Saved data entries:

····················

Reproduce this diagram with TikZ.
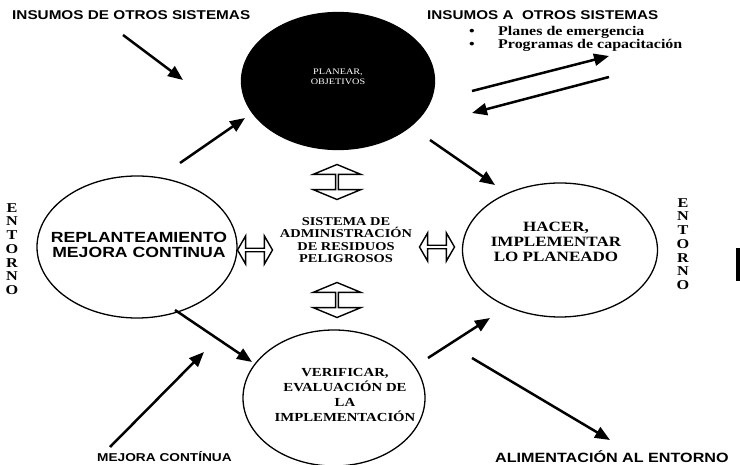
\documentclass[tikz,border=0pt]{standalone}
\usepackage{fontspec}
\setmainfont{Liberation Serif}[FakeStretch=1.2]
\newfontfamily\widesans{Liberation Sans}[FakeStretch=1.2]
\usetikzlibrary{arrows.meta,shapes.geometric,shapes.arrows}
\newcommand{\fsz}[2]{\fontsize{#1}{#2}\selectfont}

\begin{document}
\begin{tikzpicture}[x=1pt,y=-1pt,
  cycle/.style={draw,ellipse,line width=1.3pt,inner sep=0pt},
  flow/.style={-{Triangle[length=15pt,width=12pt]},line width=2.5pt},
  hollow/.style={draw,double arrow,line width=1.4pt,inner sep=0pt,minimum height=35pt},
  sanslbl/.style={inner sep=0pt,align=center,font=\widesans\bfseries\fsz{#1}{15}},
  seriflbl/.style={inner sep=0pt,align=center,font=\bfseries\fsz{#1}{14.7}}]
  \useasboundingbox (0,0) rectangle (740,465);
  % the four stages of the cycle
  \node[cycle,fill=black,minimum width=193pt,minimum height=137pt] (plan) at (338,81) {};
  \node[cycle,minimum width=200pt,minimum height=142pt] (actuar) at (137,247) {};
  \node[cycle,minimum width=195pt,minimum height=134pt] (hacer) at (560,250) {};
  \node[cycle,minimum width=182pt,minimum height=136pt] (verificar) at (334,398) {};
  \node[inner sep=0pt,align=center,text=white,font=\fsz{8.5}{10}] (tplan) at (338,77) {PLANEAR,\\OBJETIVOS};
  \node[sanslbl=14.7] (tactuar) at (139,245) {REPLANTEAMIENTO\\MEJORA CONTINUA};
  \node[seriflbl=14.2] (thacer) at (556,242) {HACER,\\IMPLEMENTAR\\LO PLANEADO};
  \node[seriflbl=12.3] (tverif) at (345,395) {VERIFICAR,\\EVALUACI\'ON DE\\LA\\IMPLEMENTACI\'ON};
  % the system in the middle
  \node[inner sep=0pt,align=center,font=\bfseries\fsz{12}{12.5}] (sistema) at (346,240)
       {SISTEMA DE\\ADMINISTRACI\'ON\\DE RESIDUOS\\PELIGROSOS};
  \node[hollow,rotate=90,minimum width=48pt,double arrow head extend=11.5pt,double arrow tip angle=135] (hup) at (337,182) {};
  \node[hollow,rotate=90,minimum width=48pt,double arrow head extend=11.5pt,double arrow tip angle=135] (hdown) at (337,300) {};
  \node[hollow,minimum width=28pt,double arrow head extend=5pt,double arrow tip angle=120] (hleft) at (255,250) {};
  \node[hollow,minimum width=28pt,double arrow head extend=5pt,double arrow tip angle=120] (hright) at (437,247) {};
  % environment
  \node[inner sep=0pt,align=center,font=\bfseries\fsz{13.5}{13.7}] (envl) at (12,249) {E\\N\\T\\O\\R\\N\\O};
  \node[inner sep=0pt,align=center,font=\bfseries\fsz{13.5}{13.7}] (envr) at (683,244) {E\\N\\T\\O\\R\\N\\O};
  \fill (736,248) rectangle (740,281);
  % outer labels
  \node[sanslbl=12.75,anchor=west] (inde) at (12,15) {INSUMOS DE OTROS SISTEMAS};
  \node[sanslbl=12.7,anchor=west] (ina) at (427,15) {INSUMOS A\ \ OTROS SISTEMAS};
  \node[seriflbl=13.3] (b1) at (472,32) {\textbullet};
  \node[seriflbl=13.3] (b2) at (472,45) {\textbullet};
  \node[seriflbl=13.3,anchor=west] (planes) at (498,32) {Planes de emergencia};
  \node[seriflbl=13.3,anchor=west] (progr) at (498,45) {Programas de capacitaci\'on};
  \node[sanslbl=11.4,anchor=west] (mejora) at (97,457) {MEJORA CONT\'INUA};
  \node[sanslbl=13.45,anchor=west] (alim) at (495,457) {ALIMENTACI\'ON AL ENTORNO};
  % arrow end points
  \coordinate (a1s) at (123,35);  \coordinate (a1e) at (183,80);
  \coordinate (a2s) at (180,163); \coordinate (a2e) at (245,118);
  \coordinate (a3s) at (430,140); \coordinate (a3e) at (495,185);
  \coordinate (a4s) at (472,91);  \coordinate (a4e) at (609,56);
  \coordinate (a5s) at (609,77);  \coordinate (a5e) at (472,113);
  \coordinate (a6s) at (175,310); \coordinate (a6e) at (252,362);
  \coordinate (a7s) at (110,447); \coordinate (a7e) at (204,352);
  \coordinate (a8s) at (428,358); \coordinate (a8e) at (490,318);
  \coordinate (a9s) at (472,358); \coordinate (a9e) at (610,440);
  \foreach \k in {1,...,9}{
    \draw[flow] (a\k s) -- (a\k e);
  }
\end{tikzpicture}
\end{document}
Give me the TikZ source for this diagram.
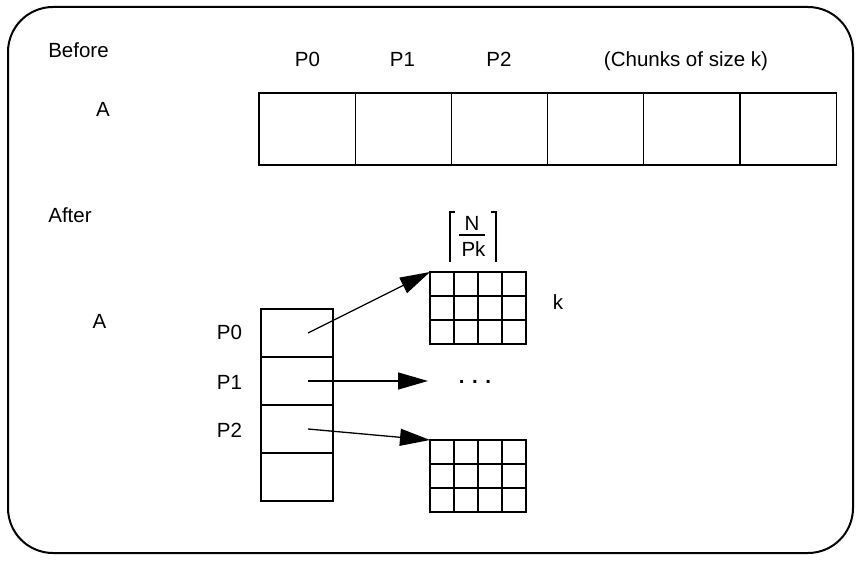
\documentclass[tikz,border=0pt]{standalone}
\usepackage{fontspec}
\setmainfont{Liberation Sans}
\usetikzlibrary{arrows.meta,positioning}

\begin{document}
\begin{tikzpicture}[x=1pt,y=-1pt,line width=1.3pt,
  >={Triangle[length=30pt,width=17pt]},
  font=\fontsize{20.5}{24}\selectfont]
  \tikzstyle{chunk}=[draw,minimum width=96.2pt,minimum height=72pt,inner sep=0pt,outer sep=0pt]
  \tikzstyle{slot}=[draw,minimum width=72pt,minimum height=48pt,inner sep=0pt,outer sep=0pt]
  \tikzstyle{block}=[draw,minimum width=96pt,minimum height=72pt,inner sep=0pt,outer sep=0pt]
  \tikzstyle{lbl}=[anchor=base,inner sep=0pt]

  \useasboundingbox (0,0) rectangle (862,561);
  \draw[line width=2pt,rounded corners=45pt] (8,7) rectangle (853,553);

  % before
  \node[lbl] (before) at (78.5,58) {Before};
  \node[lbl] (atop)   at (103,117) {A};
  \node[chunk,anchor=north west] (a1) at (259,93) {};
  \node[chunk] (a2) [right=0pt of a1] {};
  \node[chunk] (a3) [right=0pt of a2] {};
  \node[chunk] (a4) [right=0pt of a3] {};
  \node[chunk] (a5) [right=0pt of a4] {};
  \node[chunk] (a6) [right=0pt of a5] {};
  \node[lbl] (tp0) at (307.5,67) {P0};
  \node[lbl] (tp1) at (402.5,67) {P1};
  \node[lbl] (tp2) at (499,67) {P2};
  \node[lbl] (size) at (686,67) {(Chunks of size k)};

  % after
  \node[lbl] (after) at (70,223) {After};
  \node[lbl] (abot)  at (99.5,329) {A};
  \node[slot,anchor=north west] (c1) at (261,309) {};
  \node[slot] (c2) [below=0pt of c1] {};
  \node[slot] (c3) [below=0pt of c2] {};
  \node[slot] (c4) [below=0pt of c3] {};
  \node[lbl] (lp0) at (229.5,339) {P0};
  \node[lbl] (lp1) at (229.5,389) {P1};
  \node[lbl] (lp2) at (229.5,437) {P2};

  \node[block,anchor=north west] (gtop) at (430,272) {};
  \node[block,anchor=north west] (gbot) at (430,440) {};
  \foreach \g in {gtop,gbot} {
    \foreach \i in {1,2,3}
      \draw ([xshift=\i*24pt]\g.north west) -- ([xshift=\i*24pt]\g.south west);
    \foreach \j in {1,2}
      \draw ([yshift=-\j*24pt]\g.north west) -- ([yshift=-\j*24pt]\g.north east);
  }
  \node[lbl] (rows) at (558,309) {k};
  \node[lbl] (dots) at (475,383) {\bfseries . . .};

  % ceiling of N/Pk
  \node[lbl] (fracN)  at (472,231) {N};
  \node[lbl] (fracPk) at (473.5,257) {Pk};
  \draw (459,235) -- (485,235);
  \draw (455,212) -- (450,212) -- (450,262);
  \draw (491,212) -- (496,212) -- (496,262);

  \coordinate (p1end) at (428,381);
  \draw[->] ([xshift=11pt]c1.center) -- (gtop.north west);
  \draw[->] ([xshift=11pt]c2.center) -- (p1end);
  \draw[->] ([xshift=11pt]c3.center) -- (gbot.north west);
\end{tikzpicture}
\end{document}
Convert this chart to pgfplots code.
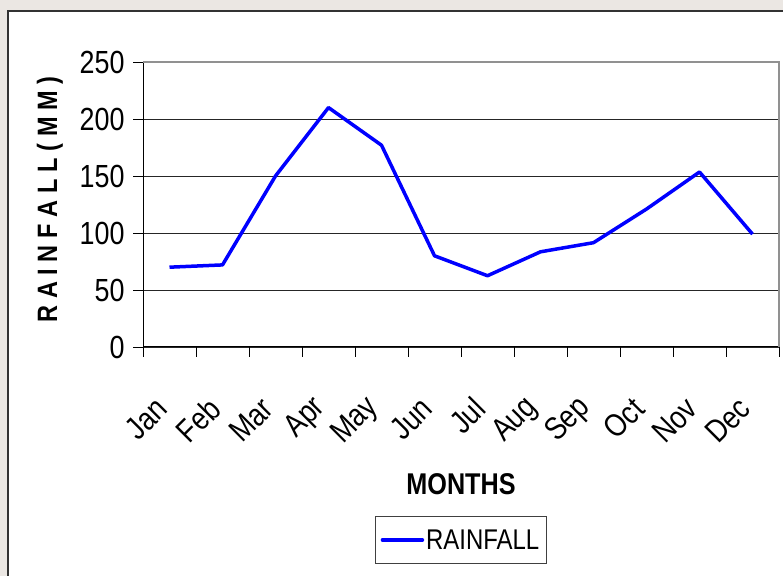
\documentclass[border=0pt]{standalone}
\usepackage{pgfplots}
\pgfplotsset{compat=1.18}
\usepackage{fontspec}
\setmainfont{Liberation Sans}[FakeStretch=0.84]
\definecolor{bgcol}{RGB}{235,231,227}
\definecolor{panelcol}{RGB}{50,50,50}
\definecolor{boxgray}{RGB}{145,145,145}
\newcommand{\gap}{\hspace{0.24em}}
\begin{document}
\begin{tikzpicture}[x=1bp,y=1bp]
\fill[bgcol] (0,0) rectangle (783,576);
\fill[white] (8,0) rectangle (783,565);
\draw[line width=1.6bp, panelcol] (8,0) -- (8,565) -- (783,565);
\begin{axis}[
  at={(143bp,229bp)}, anchor=south west,
  scale only axis, width=636bp, height=285bp,
  xmin=0, xmax=12, ymin=0, ymax=250,
  axis x line*=bottom, axis y line*=left,
  axis line style={black, line width=1bp, -},
  xtick={0,1,...,12},
  xticklabels={Jan,Feb,Mar,Apr,May,Jun,Jul,Aug,Sep,Oct,Nov,Dec,{}},
  ytick={0,50,...,250},
  tick align=outside,
  major tick length=10bp,
  tick style={black, line width=0.8bp},
  ymajorgrids,
  grid style={black!85, line width=0.8bp},
  /pgf/number format/assume math mode=true,
  tick label style={font=\fontsize{32bp}{36bp}\selectfont},
  yticklabel style={xshift=-5bp},
  xticklabel style={yshift=-44bp, xshift=21bp, rotate=45, anchor=east},
  xlabel={MONTHS},
  ylabel={R\gap A\gap I\gap N\gap F\gap A\gap L\gap L\gap (\gap M\gap M\gap )},
  every axis x label/.style={at={(rel axis cs:0.5,0)}, yshift=-137bp, anchor=center, font=\bfseries\fontsize{30bp}{36bp}\selectfont},
  every axis y label/.style={at={(rel axis cs:0,0.5)}, xshift=-93bp, yshift=5bp, rotate=90, anchor=center, font=\bfseries\fontsize{28bp}{34bp}\selectfont},
  legend style={at={(rel axis cs:0.5,0)}, yshift=-193bp, anchor=center,
    draw=black!75, line width=0.9bp, inner xsep=5bp, inner ysep=11bp,
    font=\fontsize{28.5bp}{34bp}\selectfont},
  legend image code/.code={\draw[#1, line cap=round] (0bp,0bp) -- (40bp,0bp);},
  clip=false,
]
\addplot[color={rgb,255:red,0;green,0;blue,255}, line width=3.5bp, line join=round] coordinates {
(0.5,70) (1.5,72) (2.5,150) (3.5,210) (4.5,177) (5.5,80) (6.5,62.5) (7.5,83.5) (8.5,91.5) (9.5,121) (10.5,153.5) (11.5,99)
};
\addlegendentry{RAINFALL}
\draw[boxgray, line width=1.5bp] (rel axis cs:0,1) -- (rel axis cs:1,1) -- (rel axis cs:1,0);
\end{axis}
\pgfresetboundingbox
\useasboundingbox (0,0) rectangle (783,576);
\end{tikzpicture}
\end{document}
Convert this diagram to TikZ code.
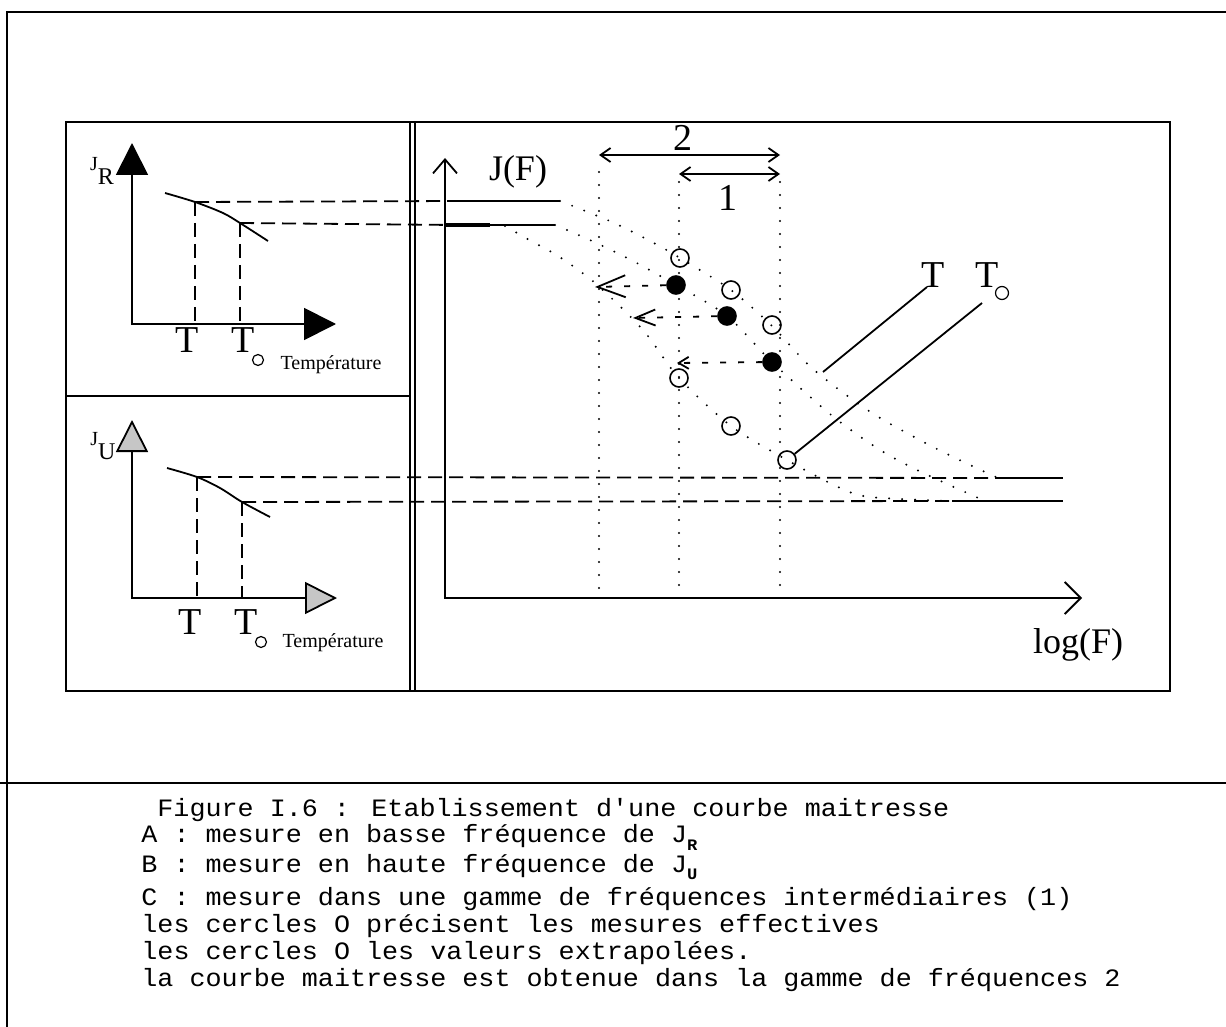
\documentclass[tikz,border=0pt]{standalone}
\usepackage{fontspec}
\setmainfont{Liberation Serif}
\newfontfamily\capfont[FakeStretch=1.07]{Liberation Mono}
\usetikzlibrary{arrows.meta,positioning}

\tikzset{
  frame/.style={line width=0.8pt},
  proj/.style={line width=0.9pt, dash pattern=on 7pt off 3.5pt},
  trace/.style={line width=1.1pt, line cap=round, dash pattern=on 0pt off 6.5pt},
  shiftline/.style={line width=0.9pt, dash pattern=on 3pt off 6pt},
  meas/.style={circle, draw, line width=0.8pt, minimum size=9pt, inner sep=0pt},
  done/.style={meas, fill=black},
  tlabel/.style={font=\fontsize{19}{19}\selectfont, inner sep=0pt},
  subo/.style={circle, draw, line width=0.6pt, minimum size=5.5pt, inner sep=0pt},
  tempname/.style={font=\fontsize{10}{10}\selectfont, inner sep=0pt},
  capline/.style={font=\capfont\fontsize{12.5}{12.5}\selectfont, anchor=west, inner sep=0pt}
}

\begin{document}
\begin{tikzpicture}[x=0.5pt,y=-0.5pt]
\useasboundingbox (0,0) rectangle (1226,1027);

% frames
\draw[frame] (7,1027) -- (7,12) -- (1226,12);
\draw[frame] (0,783) -- (1226,783);
\draw[frame] (66,122) rectangle (1170,691);
\draw[frame] (410,122) -- (410,691);
\draw[frame] (415,122) -- (415,691);
\draw[frame] (66,396) -- (410,396);

% top left : J_R
\draw[line width=0.9pt, {Triangle[length=16pt,width=16pt]}-{Triangle[length=16pt,width=16pt]}]
  (132,143) -- (132,324) -- (336,324);
\node[inner sep=0pt] (jr) at (102,171) {{\fontsize{10}{10}\selectfont J}\raisebox{-7pt}{\fontsize{12}{12}\selectfont R}};
\draw[line width=0.9pt] plot[smooth] coordinates {(165,193) (195,202) (223,213) (240,223) (268,241)};
\coordinate (rT) at (195,202);
\coordinate (rTo) at (240,223);
\node[tlabel] (tR) at (187,340) {T};
\node[tlabel] (toR) at (243,340) {T};
\node[subo] (oR) at (258,360) {};
\node[tempname] (tempR) at (331,365) {Température};
\draw[proj] (rT) -- (195,324);
\draw[proj] (rTo) -- (240,324);

% bottom left : J_U
\draw[line width=0.9pt, {Triangle[length=16pt,width=16pt,fill=gray!45]}-{Triangle[length=16pt,width=16pt,fill=gray!45]}]
  (132,420) -- (132,598) -- (337,598);
\node[inner sep=0pt] (ju) at (103,446) {{\fontsize{10}{10}\selectfont J}\raisebox{-7pt}{\fontsize{12}{12}\selectfont U}};
\draw[line width=0.9pt] plot[smooth] coordinates {(167,468) (197,477) (220,488) (242,502) (270,517)};
\coordinate (uT) at (197,477);
\coordinate (uTo) at (242,502);
\node[tlabel] (tU) at (190,622) {T};
\node[tlabel] (toU) at (246,622) {T};
\node[subo] (oU) at (261,642) {};
\node[tempname] (tempU) at (333,643) {Température};
\draw[proj] (uT) -- (197,598);
\draw[proj] (uTo) -- (242,598);

% right : J(F)
\draw[line width=0.9pt, {Straight Barb[length=7pt,width=12pt]}-{Straight Barb[length=8pt,width=16pt]}]
  (445,158) -- (445,598) -- (1082,598);
\node[font=\fontsize{18}{18}\selectfont] (jf) at (518,172) {J(F)};
\node[font=\fontsize{18}{18}\selectfont] (logf) at (1078,645) {log(F)};

% plateaus
\coordinate (aL) at (560,201);
\coordinate (bL) at (555,225);
\coordinate (aR) at (998,478);
\coordinate (bR) at (985,501);
\draw[proj] (rT) -- (455,201);
\draw[line width=0.9pt] (455,201) -- (aL);
\draw[proj] (rTo) -- (455,225);
\draw[line width=0.9pt] (455,225) -- (bL);
\draw[line width=1.6pt] (445,225) -- (490,225);
\draw[proj] (uT) -- (aR);
\draw[line width=0.9pt] (aR) -- (1063,478);
\draw[proj] (uTo) -- (952,501);
\draw[line width=1.3pt] (952,501) -- (1063,501);

% frequency windows
\draw[trace] (599,172) -- (599,590);
\draw[trace] (679,182) -- (679,590);
\draw[trace] (780,182) -- (780,590);
\coordinate (w2a) at (599,155);
\coordinate (w2b) at (780,155);
\coordinate (w1a) at (679,174);
\coordinate (w1b) at (780,174);
\draw[line width=0.9pt, {Straight Barb[length=5pt,width=7pt]}-{Straight Barb[length=5pt,width=7pt]}] (w2a) -- (w2b);
\draw[line width=0.9pt, {Straight Barb[length=5pt,width=7pt]}-{Straight Barb[length=5pt,width=7pt]}] (w1a) -- (w1b);
\node[tlabel] (n2) at (683,138) {2};
\node[tlabel] (n1) at (728,198) {1};

% dotted curves
\draw[trace] plot[smooth, tension=0.5] coordinates {(560,201) (612,222) (652,242) (680,258) (731,290) (772,326) (813,369) (872,413) (937,449) (998,478)};
\draw[trace] plot[smooth, tension=0.5] coordinates {(555,225) (592,241) (633,261) (676,285) (727,316) (772,362) (830,414) (877,448) (917,470) (985,501)};
\draw[trace] plot[smooth, tension=0.5] coordinates {(505,226) (531,241) (558,256) (595,283) (643,330) (679,378) (731,426) (787,460) (838,487) (870,497) (950,501)};

% points
\node[meas] (e1) at (680,258) {};
\node[meas] (e2) at (731,290) {};
\node[meas] (e3) at (772,325) {};
\node[meas] (m1) at (679,378) {};
\node[meas] (m2) at (731,426) {};
\node[meas] (m3) at (787,460) {};
\node[done] (f1) at (676,285) {};
\node[done] (f2) at (727,316) {};
\node[done] (f3) at (772,362) {};

% shifts
\coordinate (s1) at (595,287);
\coordinate (s2) at (633,318);
\coordinate (s3) at (677,363);
\draw[shiftline, -{Straight Barb[length=14pt,width=11pt]}] (f1) -- (s1);
\draw[shiftline, -{Straight Barb[length=10pt,width=8pt]}] (f2) -- (s2);
\draw[shiftline, -{Straight Barb[length=5pt,width=6pt]}] (f3) -- (s3);

% temperatures
\draw[line width=0.9pt] (823,372) -- (927,287);
\draw[line width=0.9pt] (m3) -- (982,303);
\node[tlabel] (tF) at (933,275) {T};
\node[tlabel] (toF) at (987,275) {T};
\node[subo, minimum size=6.5pt] (oF) at (1002,293) {};

% caption
\node[capline] (c0) at (157,810) {Figure I.6 : Etablissement d'une courbe maitresse};
\node[capline] (c1) at (141,837) {A : mesure en basse fréquence de J\raisebox{-0.6ex}{\fontsize{8}{8}\selectfont\bfseries R}};
\node[capline] (c2) at (141,867) {B : mesure en haute fréquence de J\raisebox{-0.6ex}{\fontsize{8}{8}\selectfont\bfseries U}};
\node[capline] (c3) at (141,899) {C : mesure dans une gamme de fréquences intermédiaires (1)};
\node[capline] (c4) at (141,926) {les cercles O précisent les mesures effectives};
\node[capline] (c5) at (141,953) {les cercles O les valeurs extrapolées.};
\node[capline] (c6) at (141,980) {la courbe maitresse est obtenue dans la gamme de fréquences 2};
\end{tikzpicture}
\end{document}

····················

Direction: Word for word, repeat the lines above from the one with "Convert this diagram to TikZ code." through the one with "(66,396) -- (410,396);", and nothing beyond them. Omit the pictures.

Correct result:
Convert this diagram to TikZ code.
\documentclass[tikz,border=0pt]{standalone}
\usepackage{fontspec}
\setmainfont{Liberation Serif}
\newfontfamily\capfont[FakeStretch=1.07]{Liberation Mono}
\usetikzlibrary{arrows.meta,positioning}

\tikzset{
  frame/.style={line width=0.8pt},
  proj/.style={line width=0.9pt, dash pattern=on 7pt off 3.5pt},
  trace/.style={line width=1.1pt, line cap=round, dash pattern=on 0pt off 6.5pt},
  shiftline/.style={line width=0.9pt, dash pattern=on 3pt off 6pt},
  meas/.style={circle, draw, line width=0.8pt, minimum size=9pt, inner sep=0pt},
  done/.style={meas, fill=black},
  tlabel/.style={font=\fontsize{19}{19}\selectfont, inner sep=0pt},
  subo/.style={circle, draw, line width=0.6pt, minimum size=5.5pt, inner sep=0pt},
  tempname/.style={font=\fontsize{10}{10}\selectfont, inner sep=0pt},
  capline/.style={font=\capfont\fontsize{12.5}{12.5}\selectfont, anchor=west, inner sep=0pt}
}

\begin{document}
\begin{tikzpicture}[x=0.5pt,y=-0.5pt]
\useasboundingbox (0,0) rectangle (1226,1027);

% frames
\draw[frame] (7,1027) -- (7,12) -- (1226,12);
\draw[frame] (0,783) -- (1226,783);
\draw[frame] (66,122) rectangle (1170,691);
\draw[frame] (410,122) -- (410,691);
\draw[frame] (415,122) -- (415,691);
\draw[frame] (66,396) -- (410,396);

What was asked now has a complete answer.